Data section

* * * * * * * * *

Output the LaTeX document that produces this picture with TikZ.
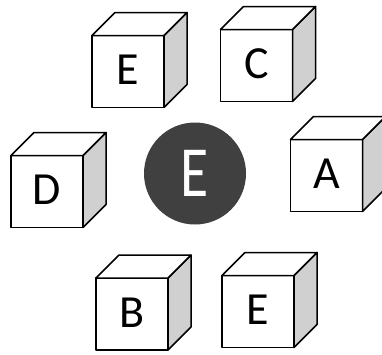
\documentclass[tikz,border=0pt]{standalone}
\usepackage{fontspec}
\setmainfont{Carlito}
\definecolor{sidegray}{RGB}{208,208,208}
\definecolor{hubgray}{RGB}{64,64,64}
\tikzset{
  face/.style={draw=black, line width=1.5pt, line join=round},
  front/.style={face, fill=white, minimum size=72pt, inner sep=0pt, outer sep=0pt,
    font=\fontsize{46}{46}\selectfont},
}
\begin{document}
\begin{tikzpicture}[x=1pt, y=-1pt]
  \useasboundingbox (0,0) rectangle (382,354);
  % the six blocks
  \foreach \n/\x/\y/\t in {e1/128/71.5/E, c/256.5/65.5/C, d/47/191.5/D,
      a/326.5/175.5/A, b/132/314/B, e2/258/311.5/E} {
    \node[front] (\n) at (\x,\y) {\raisebox{3pt}{\t}};
    \draw[face, fill=sidegray] (\n.north east) -- ++(23,-23) -- ++(0,72) -- (\n.south east) -- cycle;
    \draw[face, fill=white] (\n.north west) -- ++(23,-23) -- ++(72,0) -- (\n.north east) -- cycle;
  }
  % centre letter
  \node[circle, fill=hubgray, minimum size=102pt, inner sep=0pt, text=white,
    font=\fontsize{72}{72}\selectfont] (hub) at (195,173.5) {\raisebox{-3.5pt}{\scalebox{0.8}[1]{E}}};
\end{tikzpicture}
\end{document}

* * * * * * * * *

Problem description
Reproduce every line above as written, skipping pictures.

Problem solution
Output the LaTeX document that produces this picture with TikZ.
\documentclass[tikz,border=0pt]{standalone}
\usepackage{fontspec}
\setmainfont{Carlito}
\definecolor{sidegray}{RGB}{208,208,208}
\definecolor{hubgray}{RGB}{64,64,64}
\tikzset{
  face/.style={draw=black, line width=1.5pt, line join=round},
  front/.style={face, fill=white, minimum size=72pt, inner sep=0pt, outer sep=0pt,
    font=\fontsize{46}{46}\selectfont},
}
\begin{document}
\begin{tikzpicture}[x=1pt, y=-1pt]
  \useasboundingbox (0,0) rectangle (382,354);
  % the six blocks
  \foreach \n/\x/\y/\t in {e1/128/71.5/E, c/256.5/65.5/C, d/47/191.5/D,
      a/326.5/175.5/A, b/132/314/B, e2/258/311.5/E} {
    \node[front] (\n) at (\x,\y) {\raisebox{3pt}{\t}};
    \draw[face, fill=sidegray] (\n.north east) -- ++(23,-23) -- ++(0,72) -- (\n.south east) -- cycle;
    \draw[face, fill=white] (\n.north west) -- ++(23,-23) -- ++(72,0) -- (\n.north east) -- cycle;
  }
  % centre letter
  \node[circle, fill=hubgray, minimum size=102pt, inner sep=0pt, text=white,
    font=\fontsize{72}{72}\selectfont] (hub) at (195,173.5) {\raisebox{-3.5pt}{\scalebox{0.8}[1]{E}}};
\end{tikzpicture}
\end{document}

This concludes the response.